**SUPPLIED MATERIAL**
- - - - -

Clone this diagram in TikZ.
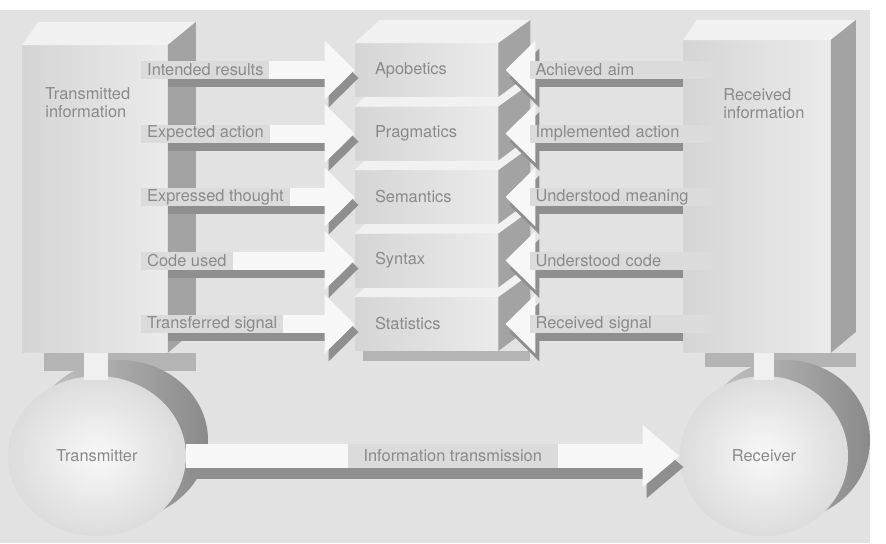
\documentclass[tikz,border=0pt]{standalone}
\usepackage{fontspec}
\setmainfont{TeX Gyre Heros}
\usetikzlibrary{arrows.meta,calc,shapes.geometric}
\definecolor{paper}{HTML}{E2E2E2}
\definecolor{frontl}{HTML}{D5D5D5}
\definecolor{frontr}{HTML}{EBEBEB}
\definecolor{topg}{HTML}{F1F1F1}
\definecolor{sideg}{HTML}{A3A3A3}
\definecolor{shadowg}{HTML}{8F8F8F}
\definecolor{floorg}{HTML}{B4B4B4}
\definecolor{labelg}{HTML}{DBDBDB}
\definecolor{bandg}{HTML}{F7F7F7}
\definecolor{textg}{HTML}{8A8A8A}
\definecolor{discin}{HTML}{F8F8F8}
\definecolor{discout}{HTML}{DCDCDC}
\definecolor{rimin}{HTML}{C6C6C6}
\definecolor{rimout}{HTML}{8A8A8A}
\definecolor{neckg}{HTML}{F0F0F0}
\tikzset{
  txt/.style={text=textg, font=\fontsize{8.2}{9}\selectfont, inner sep=0pt},
  block/.style={txt, anchor=north west, left color=frontl, right color=frontr},
  slab/.style={txt, left color=frontl, right color=frontr, minimum width=71.5pt,
    minimum height=26.5pt, text width=51.5pt, inner xsep=10pt, align=left},
  topface/.style={fill=topg},
  sideface/.style={fill=sideg},
  floorshadow/.style={fill=floorg},
  disc/.style={txt, ellipse, inner color=discin, outer color=discout, minimum height=80pt},
  rim/.style={ellipse, inner sep=0pt, left color=rimin, right color=rimout, minimum height=80pt},
  band/.style={draw=bandg, line width=9pt, -{Triangle[length=15pt,width=28.5pt]}},
  bandshadow/.style={band, draw=shadowg},
  lab/.style={txt, fill=labelg, minimum height=9pt, inner xsep=3pt},
}
\begin{document}
\begin{tikzpicture}[x=0.5pt, y=-0.5pt]
  \useasboundingbox (0,0) rectangle (886,543);
  \fill[paper] (0,10) rectangle (870,543);
  % sender and receiver blocks
  \node[block, minimum width=72.5pt, minimum height=153.5pt] (ti) at (22,45) {};
  \fill[topface] (ti.north west) -- ++(16,-23) -- ++(157,0) -- (ti.north east) -- cycle;
  \fill[sideface] (ti.north east) -- ++(28,-23) -- ++(0,307) -- (ti.south east) -- cycle;
  \node[txt, anchor=north west, align=left] (tilab) at ($(ti.north west)+(23,42)$) {Transmitted\\information};
  \node[block, minimum width=73.5pt, minimum height=156pt] (ri) at (683,40) {};
  \fill[topface] (ri.north west) -- ++(14,-20) -- ++(158,0) -- (ri.north east) -- cycle;
  \fill[sideface] (ri.north east) -- ++(25,-20) -- ++(0,312) -- (ri.south east) -- cycle;
  \node[txt, anchor=north west, align=left] (rilab) at ($(ri.north west)+(40,48)$) {Received\\information};
  \fill[floorshadow] ($(ti.south west)+(22,0)$) rectangle ($(ti.south east)+(28,18)$);
  \fill[floorshadow] ($(ri.south west)+(22,0)$) rectangle ($(ri.south east)+(25,14)$);
  % discs
  \node[rim, minimum width=89pt] (txrim) at (119,440) {};
  \node[rim, minimum width=84pt] (rxrim) at (786,440) {};
  \node[disc, minimum width=89pt] (tx) at (97,456) {Transmitter};
  \node[disc, minimum width=84pt] (rx) at (764,456) {Receiver};
  \fill[neckg] ($(ti.south)+(-11,0)$) rectangle ($(tx.north)+(11,4)$);
  \fill[neckg] ($(rx.north |- ri.south)+(-10,0)$) rectangle ($(rx.north)+(10,4)$);
  \draw[bandshadow, line width=12pt, -{Triangle[length=18.5pt,width=30pt]}] ($(tx.east)+(4,11)$) -- ($(rx.west)+(4,11)$);
  \draw[band, line width=12pt, -{Triangle[length=18.5pt,width=30pt]}] (tx.east) -- (rx.west);
  \path (tx.east) -- node[lab, minimum height=12pt, inner xsep=8pt, pos=0.54] (itlab) {Information transmission} (rx.west);
  % the five levels
  \foreach \n/\t/\y in {sta/Statistics/324, syn/Syntax/260.5, sem/Semantics/197,
                        pra/Pragmatics/133.5, apo/Apobetics/70} {
    \node[slab] (\n) at (426.5,\y) {\t};
    \fill[topface] (\n.north west) -- ++(25,-23) -- ++(150,0) -- (\n.north east) -- cycle;
    \fill[sideface] (\n.north east) -- ++(32,-23) -- ++(0,53) -- (\n.south east) -- cycle;
  }
  \fill[floorshadow] ($(sta.south west)+(8,0)$) rectangle ($(sta.south east)+(32,10)$);
  % sender side
  \foreach \n/\l in {apo/Intended results, pra/Expected action, sem/Expressed thought,
                     syn/Code used, sta/Transferred signal} {
    \draw[bandshadow] ($(ti.east |- \n.west)+(0,8)$) -- ($(\n.west)+(4,8)$);
    \draw[band] ($(ti.east |- \n.west)+(-27,0)$) -- (\n.west);
    \node[lab, anchor=west] (\n-in) at ($(ti.east |- \n.west)+(-27,0)$) {\l};
  }
  % receiver side
  \foreach \n/\l in {apo/Achieved aim, pra/Implemented action, sem/Understood meaning,
                     syn/Understood code, sta/Received signal} {
    \draw[bandshadow] ($(ri.west |- \n.east)+(0,8)$) -- ($(\n.east)+(11,8)$);
    \draw[band] ($(ri.west |- \n.east)+(30,0)$) -- ($(\n.east)+(7,0)$);
    \node[lab, anchor=east, text width=85.5pt, align=left] (\n-out) at ($(ri.west |- \n.east)+(30,0)$) {\l};
  }
\end{tikzpicture}
\end{document}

- - - - -

**WHAT IS BEING ASKED**
Print each line of the material above exactly, with the pictures removed from your copy.

**ANSWER FOR THIS EXERCISE**
Clone this diagram in TikZ.
\documentclass[tikz,border=0pt]{standalone}
\usepackage{fontspec}
\setmainfont{TeX Gyre Heros}
\usetikzlibrary{arrows.meta,calc,shapes.geometric}
\definecolor{paper}{HTML}{E2E2E2}
\definecolor{frontl}{HTML}{D5D5D5}
\definecolor{frontr}{HTML}{EBEBEB}
\definecolor{topg}{HTML}{F1F1F1}
\definecolor{sideg}{HTML}{A3A3A3}
\definecolor{shadowg}{HTML}{8F8F8F}
\definecolor{floorg}{HTML}{B4B4B4}
\definecolor{labelg}{HTML}{DBDBDB}
\definecolor{bandg}{HTML}{F7F7F7}
\definecolor{textg}{HTML}{8A8A8A}
\definecolor{discin}{HTML}{F8F8F8}
\definecolor{discout}{HTML}{DCDCDC}
\definecolor{rimin}{HTML}{C6C6C6}
\definecolor{rimout}{HTML}{8A8A8A}
\definecolor{neckg}{HTML}{F0F0F0}
\tikzset{
  txt/.style={text=textg, font=\fontsize{8.2}{9}\selectfont, inner sep=0pt},
  block/.style={txt, anchor=north west, left color=frontl, right color=frontr},
  slab/.style={txt, left color=frontl, right color=frontr, minimum width=71.5pt,
    minimum height=26.5pt, text width=51.5pt, inner xsep=10pt, align=left},
  topface/.style={fill=topg},
  sideface/.style={fill=sideg},
  floorshadow/.style={fill=floorg},
  disc/.style={txt, ellipse, inner color=discin, outer color=discout, minimum height=80pt},
  rim/.style={ellipse, inner sep=0pt, left color=rimin, right color=rimout, minimum height=80pt},
  band/.style={draw=bandg, line width=9pt, -{Triangle[length=15pt,width=28.5pt]}},
  bandshadow/.style={band, draw=shadowg},
  lab/.style={txt, fill=labelg, minimum height=9pt, inner xsep=3pt},
}
\begin{document}
\begin{tikzpicture}[x=0.5pt, y=-0.5pt]
  \useasboundingbox (0,0) rectangle (886,543);
  \fill[paper] (0,10) rectangle (870,543);
  % sender and receiver blocks
  \node[block, minimum width=72.5pt, minimum height=153.5pt] (ti) at (22,45) {};
  \fill[topface] (ti.north west) -- ++(16,-23) -- ++(157,0) -- (ti.north east) -- cycle;
  \fill[sideface] (ti.north east) -- ++(28,-23) -- ++(0,307) -- (ti.south east) -- cycle;
  \node[txt, anchor=north west, align=left] (tilab) at ($(ti.north west)+(23,42)$) {Transmitted\\information};
  \node[block, minimum width=73.5pt, minimum height=156pt] (ri) at (683,40) {};
  \fill[topface] (ri.north west) -- ++(14,-20) -- ++(158,0) -- (ri.north east) -- cycle;
  \fill[sideface] (ri.north east) -- ++(25,-20) -- ++(0,312) -- (ri.south east) -- cycle;
  \node[txt, anchor=north west, align=left] (rilab) at ($(ri.north west)+(40,48)$) {Received\\information};
  \fill[floorshadow] ($(ti.south west)+(22,0)$) rectangle ($(ti.south east)+(28,18)$);
  \fill[floorshadow] ($(ri.south west)+(22,0)$) rectangle ($(ri.south east)+(25,14)$);
  % discs
  \node[rim, minimum width=89pt] (txrim) at (119,440) {};
  \node[rim, minimum width=84pt] (rxrim) at (786,440) {};
  \node[disc, minimum width=89pt] (tx) at (97,456) {Transmitter};
  \node[disc, minimum width=84pt] (rx) at (764,456) {Receiver};
  \fill[neckg] ($(ti.south)+(-11,0)$) rectangle ($(tx.north)+(11,4)$);
  \fill[neckg] ($(rx.north |- ri.south)+(-10,0)$) rectangle ($(rx.north)+(10,4)$);
  \draw[bandshadow, line width=12pt, -{Triangle[length=18.5pt,width=30pt]}] ($(tx.east)+(4,11)$) -- ($(rx.west)+(4,11)$);
  \draw[band, line width=12pt, -{Triangle[length=18.5pt,width=30pt]}] (tx.east) -- (rx.west);
  \path (tx.east) -- node[lab, minimum height=12pt, inner xsep=8pt, pos=0.54] (itlab) {Information transmission} (rx.west);
  % the five levels
  \foreach \n/\t/\y in {sta/Statistics/324, syn/Syntax/260.5, sem/Semantics/197,
                        pra/Pragmatics/133.5, apo/Apobetics/70} {
    \node[slab] (\n) at (426.5,\y) {\t};
    \fill[topface] (\n.north west) -- ++(25,-23) -- ++(150,0) -- (\n.north east) -- cycle;
    \fill[sideface] (\n.north east) -- ++(32,-23) -- ++(0,53) -- (\n.south east) -- cycle;
  }
  \fill[floorshadow] ($(sta.south west)+(8,0)$) rectangle ($(sta.south east)+(32,10)$);
  % sender side
  \foreach \n/\l in {apo/Intended results, pra/Expected action, sem/Expressed thought,
                     syn/Code used, sta/Transferred signal} {
    \draw[bandshadow] ($(ti.east |- \n.west)+(0,8)$) -- ($(\n.west)+(4,8)$);
    \draw[band] ($(ti.east |- \n.west)+(-27,0)$) -- (\n.west);
    \node[lab, anchor=west] (\n-in) at ($(ti.east |- \n.west)+(-27,0)$) {\l};
  }
  % receiver side
  \foreach \n/\l in {apo/Achieved aim, pra/Implemented action, sem/Understood meaning,
                     syn/Understood code, sta/Received signal} {
    \draw[bandshadow] ($(ri.west |- \n.east)+(0,8)$) -- ($(\n.east)+(11,8)$);
    \draw[band] ($(ri.west |- \n.east)+(30,0)$) -- ($(\n.east)+(7,0)$);
    \node[lab, anchor=east, text width=85.5pt, align=left] (\n-out) at ($(ri.west |- \n.east)+(30,0)$) {\l};
  }
\end{tikzpicture}
\end{document}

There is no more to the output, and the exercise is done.